As technology and innovation continue to develop, so do the ingenious ideas of young students growing up in today’s fast-paced culture. On a national scale, education systems continue to evolve to meet the rapid pace of creativity and intellectual development students are moving at today. Even on a local scale, developing ideas and innovating them into reality is a central component in one of today’s hottest educational trends: Makerspaces.
PHOTOGRAPHY by Rebecca Knowles
The faint scent of burnt wood fills the air in one room of the Baldwin Center for Innovation and Collaboration on the campus of All Saints Academy. Two large laser cutters have been going nonstop for hours, bringing student designs to reality on cardboard, foam core, and wood. Students design prototypes on Rhino, a Computer Assisted Design (CAD) software, then send the files to the laser cutter. In the next room, 3D printers hum as they transform files designed by students in Fusion 360 into tangible objects.
Reminiscent of woodshops of years past, today’s Makerspaces contain equipment and tools needed to build and create. The facility at All Saints contains drill presses; saws; clamps; every size and type of nut, bolt, and screw imaginable; and much more. Today’s Makerspaces also contain state-of-the-art electronic components like arduinos, sensors of all types, LED lights, and other technical and electronic components students can use to create virtually anything they can imagine. Anchoring these elements are the high-tech laser cutters and 3D printers mentioned earlier.

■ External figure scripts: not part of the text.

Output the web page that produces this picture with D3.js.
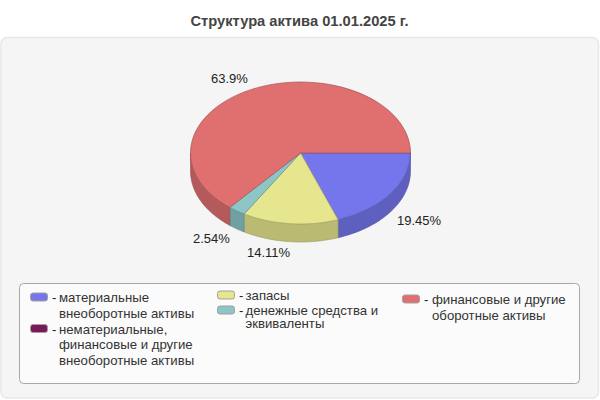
<!DOCTYPE html>
<html><head><meta charset="utf-8">
<script src="https://cdnjs.cloudflare.com/ajax/libs/d3/7.8.5/d3.min.js"></script>
<style>html,body{margin:0;padding:0;background:#fff}svg{display:block}text{font-family:"Liberation Sans",Arial,sans-serif}</style>
</head><body><svg id="c" width="600" height="400"></svg>
<script>
const title = "Структура актива 01.01.2025 г.";
const categories = ["материальные внеоборотные активы","нематериальные, финансовые и другие внеоборотные активы","запасы","денежные средства и эквиваленты","финансовые и другие оборотные активы"];
const values = [19.45, 0, 14.11, 2.54, 63.9];
const valueLabels = ["19.45%", "", "14.11%", "2.54%", "63.9%"];
const colors = ["#7676ec", "#771a57", "#e6e68f", "#8cc6c6", "#e07070"];
const legendLines = [["материальные","внеоборотные активы"],["нематериальные,","финансовые и другие","внеоборотные активы"],["запасы"],["денежные средства и","эквиваленты"],["финансовые и другие","оборотные активы"]];

const svg = d3.select("#c");
const cx = 300.5, cy = 153, rx = 110, ry = 71, depth = 18;
svg.append("text").attr("x",299.5).attr("y",26).attr("text-anchor","middle").attr("font-size",14.7).attr("font-weight","bold").attr("fill","#444").text(title);
svg.append("rect").attr("x",1).attr("y",37.5).attr("width",597.5).attr("height",360.5).attr("rx",6).attr("fill","#f5f5f5").attr("stroke","#e8e8e8").attr("stroke-width",1.5);

const pie = d3.pie().sort(null).value(d=>d).startAngle(Math.PI/2).endAngle(Math.PI*2.5);
const arcs = pie(values);
const arc = d3.arc().innerRadius(0).outerRadius(rx);
const px = a => cx + rx*Math.sin(a), py = a => cy - ry*Math.cos(a);

const side = svg.append("g");
arcs.forEach((d,i)=>{
  if(d.value===0) return;
  const a0 = Math.max(d.startAngle, Math.PI/2), a1 = Math.min(d.endAngle, Math.PI*1.5);
  if(a1<=a0) return;
  const n = 60, top = d3.range(n+1).map(k=>a0+(a1-a0)*k/n);
  const pts = top.map(a=>[px(a),py(a)]).concat(top.slice().reverse().map(a=>[px(a),py(a)+depth]));
  const base = d3.color(colors[i]);
  side.append("path").attr("d",d3.line()(pts)+"Z")
    .attr("fill",base.darker(0.6)).attr("stroke",base.darker(1.1)).attr("stroke-width",0.6);
});
const topG = svg.append("g").attr("transform",`translate(${cx},${cy}) scale(1,${ry/rx})`);
topG.selectAll("path").data(arcs.filter(d=>d.value>0)).join("path").attr("d",arc)
  .attr("fill",d=>colors[d.index]).attr("stroke",d=>d3.color(colors[d.index]).darker(0.9)).attr("stroke-width",0.7).attr("vector-effect","non-scaling-stroke");

const labelPos = [[397,225],null,[247,257],[193,243],[211,83]];
arcs.forEach((d,i)=>{ if(labelPos[i]) svg.append("text").attr("x",labelPos[i][0]).attr("y",labelPos[i][1]).attr("font-size",13).attr("fill","#222").text(valueLabels[i]); });

svg.append("rect").attr("x",19.5).attr("y",283.5).attr("width",560).attr("height",100).attr("rx",4).attr("fill","#fbfbfb").attr("stroke","#a8a8a8");
const legendX = [30,217,402], textX=[59,245.5,432];
const legendLayout = [{col:0,y:302,lh:15.7},{col:0,y:333.5,lh:15.7},{col:1,y:300,lh:15},{col:1,y:315,lh:12.5},{col:2,y:304,lh:15.7}];
legendLayout.forEach((l,i)=>{
  svg.append("rect").attr("x",legendX[l.col]+.5).attr("y",l.y-9).attr("width",17).attr("height",8).attr("rx",2.5).attr("fill",colors[i]).attr("stroke","#a0a0a0");
  svg.append("text").attr("x",legendX[l.col]+22).attr("y",l.y).attr("font-size",13).attr("fill","#222").text("-");
  legendLines[i].forEach((t,k)=>svg.append("text").attr("x",textX[l.col]).attr("y",l.y+k*l.lh).attr("font-size",13.2).attr("fill","#333").text(t));
});
</script></body></html>
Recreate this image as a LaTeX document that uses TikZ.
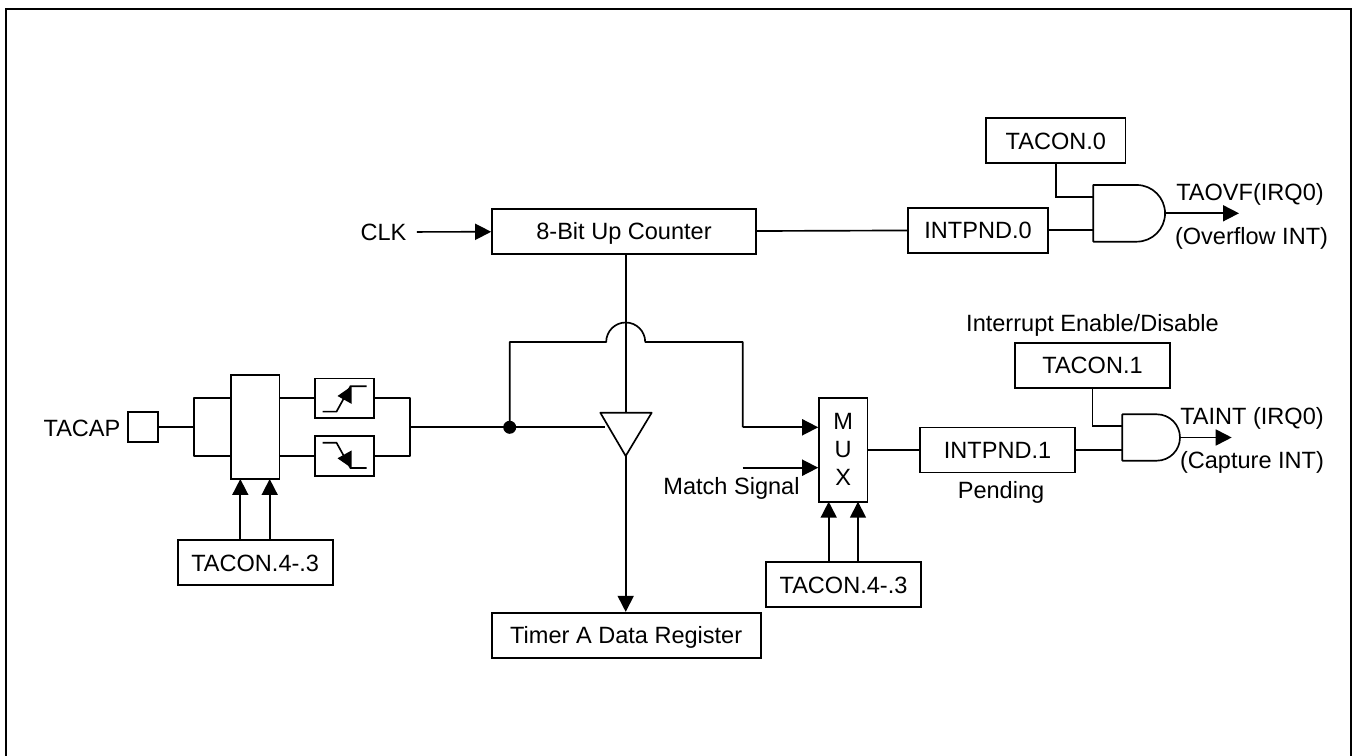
\documentclass[tikz,border=0pt]{standalone}
\usepackage{fontspec}
\setmainfont{Liberation Sans}
\usepackage{tikz}
\usetikzlibrary{arrows.meta}
\tikzset{
  regbox/.style={draw,line width=0.95pt,minimum height=0.9cm,inner sep=0pt,text height=9.6pt,text depth=0pt,font=\fontsize{13.4}{16}\selectfont},
  lbl/.style={inner sep=0pt,text height=9.6pt,text depth=0pt,font=\fontsize{13.4}{16}\selectfont},
  wire/.style={line width=0.95pt},
  arr/.style={line width=0.95pt,-{Triangle[length=0.32cm,width=0.32cm]}}
}

\begin{document}
\begin{tikzpicture}[x=0.02cm,y=-0.02cm]
  \useasboundingbox (0,0) rectangle (1352,756);
  \draw[line width=1.3pt] (6,756) -- (6,9) -- (1351,9) -- (1351,756);
  % top row
  \node[lbl] (clk) at (383.5,232) {CLK};
  \node[regbox,minimum width=5.28cm] (cnt) at (624,231.5) {8-Bit Up Counter};
  \node[regbox,minimum width=2.79cm] (pnd0) at (978,230.2) {INTPND.0};
  \node[regbox,minimum width=2.79cm] (con0) at (1055.8,140.7) {TACON.0};
  \draw[arr,shorten <=0.2cm] (clk) -- (cnt);
  \draw[wire] (cnt) -- (pnd0);
  % first and gate
  \coordinate (gA) at (1093.3,185);
  \coordinate (gAin1) at (1093.3,196.7);
  \coordinate (gAin2) at (1093.3,230.2);
  \coordinate (gAout) at (1165,213.3);
  \coordinate (gAend) at (1239,213.3);
  \draw[wire,line join=round] (gA) -- (1136.7,185) arc[start angle=90,end angle=-90,radius=0.567cm] -- (1093.3,241.7) -- cycle;
  \draw[wire] (pnd0) -- (gAin2);
  \draw[wire] (con0) |- (gAin1);
  \draw[arr] (gAout) -- (gAend);
  \node[lbl] (ovf) at (1250,191.7) {TAOVF(IRQ0)};
  \node[lbl] (ovfint) at (1251.5,235.7) {(Overflow INT)};
  % input side
  \node[lbl] (cap) at (82,428) {TACAP};
  \node[draw,line width=0.95pt,minimum size=0.6cm,inner sep=0pt] (pin) at (143.3,426.7) {};
  \node[draw,line width=0.95pt,minimum width=0.966cm,minimum height=2.08cm] (sel) at (255.2,427) {};
  \node[draw,line width=0.95pt,minimum width=1.168cm,minimum height=0.788cm] (rise) at (344.5,398.3) {};
  \node[draw,line width=0.95pt,minimum width=1.168cm,minimum height=0.788cm] (fall) at (344.5,456) {};
  \node[regbox,minimum width=3.1cm] (conA) at (255.2,562.8) {TACON.4-.3};
  \draw[wire] (rise.center) ++(-22,13.3) -- ++(14,0) -- ++(14,-25.3) -- ++(16,0);
  \fill (rise.center) ++(7,-12) -- ++(0,17.5) -- ++(-14,-7.8) -- cycle;
  \draw[wire] (fall.center) ++(-22,-13.3) -- ++(14,0) -- ++(14,25.3) -- ++(16,0);
  \fill (fall.center) ++(7,12) -- ++(0,-17.5) -- ++(-14,7.8) -- cycle;
  \coordinate (splitL) at (194.3,426.7);
  \coordinate (splitR) at (410,427.3);
  \draw[wire] (pin) -- (splitL);
  \draw[wire,line join=round] (sel.west |- rise) -| (splitL) |- (sel.west |- fall);
  \draw[wire] (sel.east |- rise) -- (rise);
  \draw[wire] (sel.east |- fall) -- (fall);
  \draw[wire,line join=round] (rise) -| (splitR) |- (fall);
  \draw[arr] (240.3,540.3) -- (240.3,479);
  \draw[arr] (269.7,540.3) -- (269.7,479);
  % capture buffer
  \coordinate (bufL) at (600.3,412.7);
  \coordinate (bufR) at (651.7,412.7);
  \coordinate (bufT) at (625.7,412.7);
  \coordinate (bufB) at (625.7,456);
  \coordinate (bufIn) at (605,427.3);
  \draw[wire,line join=round] (bufL) -- (bufR) -- (bufB) -- cycle;
  \node[regbox,minimum width=5.38cm] (reg) at (626.2,635.2) {Timer A Data Register};
  \draw[wire] (cnt.south -| bufT) -- (bufT);
  \draw[arr] (bufB) -- (reg.north -| bufB);
  \coordinate (dot) at (509.7,427.3);
  \draw[wire] (splitR) -- (bufIn);
  \fill (dot) circle (0.13cm);
  % line with hop
  \coordinate (hopL) at (606.2,342);
  \coordinate (turn) at (742.7,342);
  \coordinate (muxA) at (742.7,427.3);
  \coordinate (muxB) at (742.7,467.7);
  \node[draw,line width=0.95pt,minimum width=0.966cm,minimum height=2.08cm] (mux) at (843.2,449.7) {};
  \node[lbl] (m1) at (843.2,421) {M};
  \node[lbl] (m2) at (843.2,449) {U};
  \node[lbl] (m3) at (843.2,476.7) {X};
  \draw[wire,line join=round] (dot) |- (hopL) arc[start angle=180,end angle=0,radius=0.39cm] -- (turn) -- (muxA);
  \draw[arr] (muxA) -- (mux.west |- muxA);
  \draw[arr] (muxB) -- (mux.west |- muxB);
  \node[lbl] (match) at (731.5,485.7) {Match Signal};
  \node[regbox,minimum width=3.1cm] (conB) at (843.5,584.8) {TACON.4-.3};
  \draw[arr] (828.7,562.3) -- (828.7,501.7);
  \draw[arr] (858,562.3) -- (858,501.7);
  % second and gate
  \node[regbox,minimum width=3.1cm] (pnd1) at (997.5,450) {INTPND.1};
  \node[regbox,minimum width=3.1cm] (con1) at (1092.5,365.2) {TACON.1};
  \node[lbl] (pend) at (1001,490.3) {Pending};
  \node[lbl] (enable) at (1092.5,323) {Interrupt Enable/Disable};
  \coordinate (gB) at (1122.3,414.3);
  \coordinate (gBin1) at (1122.3,426);
  \coordinate (gBin2) at (1122.3,450);
  \coordinate (gBout) at (1180,437.5);
  \coordinate (gBend) at (1231.7,437.5);
  \draw[wire,line join=round] (gB) -- (1156.8,414.3) arc[start angle=90,end angle=-90,radius=0.464cm] -- (1122.3,460.7) -- cycle;
  \draw[wire] (mux.east |- pnd1) -- (pnd1);
  \draw[wire] (pnd1) -- (gBin2);
  \draw[wire] (con1) |- (gBin1);
  \draw[arr] (gBout) -- (gBend);
  \node[lbl] (taint) at (1252,416) {TAINT (IRQ0)};
  \node[lbl] (capint) at (1252,460) {(Capture INT)};
\end{tikzpicture}
\end{document}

With many schools building Makerspaces, another hot topic is how to utilize these top-of-the-line facilities to elicit student growth and enhance learning. All Saints Academy has answered this question in their Upper School with Innovation Studios, a program developed in partnership with NuVu Studios, an innovation school in Cambridge, Massachusetts. Innovation Studios, a required course for all ninth- to 12th-grade students each semester, begins with the introduction of an open-ended real-world topic or problem. Students research the topic and then brainstorm innovations to enhance it or solve a problem associated with it. From there, projects are developed and worked on throughout the semester, in a pedagogy closely resembling the architecture studio model. This includes iteration, critique, more iteration, and presentation components. Students develop rough prototypes using cardboard and tape, and refine them into working models and final products through discussions and feedback from coaches and experts.
In addition to giving students hands-on experience with tools, technical skills, and programs used by professionals, Innovation Studios focuses on developing “soft skills,” which are essential for success in the real world. These are the skills businesspeople want to see in their employees: the ability to think independently, communicate effectively, and synthesize feedback, among others. These skills are often hard to define and even harder to teach. Innovation Studios focuses on what All Saints has developed as the New Basics: creative problem-solving, collaboration, innovation, iteration, synthesis of critique, empathy, tech and media literacy, documentation, and presentation. Student growth and progress in these areas are assessed multiple times throughout the semester, using a rubric.
Each semester, Innovation Studios culminates with an exhibition, where students display their final iterations, along with details about the process. This public event allows the students to receive feedback from the community and also practice their presentation skills on a large scale. Following the exhibition, the students create portfolio posts that are uploaded to the NuVu portal. These public posts can be submitted to competitions or to colleges as work samples and portfolios. After four years, students will have been in eight different studios, and have a portfolio with eight different projects, showcasing their growth and development throughout high school.
Working in the Makerspace, using the high-tech equipment has been exciting and eye-opening for students and teachers alike. Those who were more tech-savvy immediately embraced the opportunity, while others took longer to warm up to the concepts. With three semesters under their belts now, however, all students are developing the skills needed to bring their ideas to reality. Learning alongside the students, the ASA faculty has also embraced the new technology. Outside of Innovation Studios, Rhino and Fusion software are being introduced in other classes to teach mathematical concepts, and brainstorming and rapid prototyping are being used to bring difficult concepts to life in hands-on experiences. Teachers have even been using the laser cutters and 3D printers to create challenge boxes and other teaching implements for their classes. The purposeful use of the Makerspace through Innovation Studios has proven to have far-reaching results across campus.
Makerspaces have been starting to make their way into Polk County for a few years now. In addition to the building at All Saints Academy, similar spaces can be found at Florida Polytechnic University, where they have rooms full of 3D printers and other equipment, all available for student use. In the public schools, 3D printers are becoming more available to students. At Lake Region High School, for example, biology teacher Donald Bush uses 3D printers with his students as they study DNA and create models. As the 3D printers become more affordable and more people know how to use them, students will have more opportunities to interact with them and create anything they can imagine.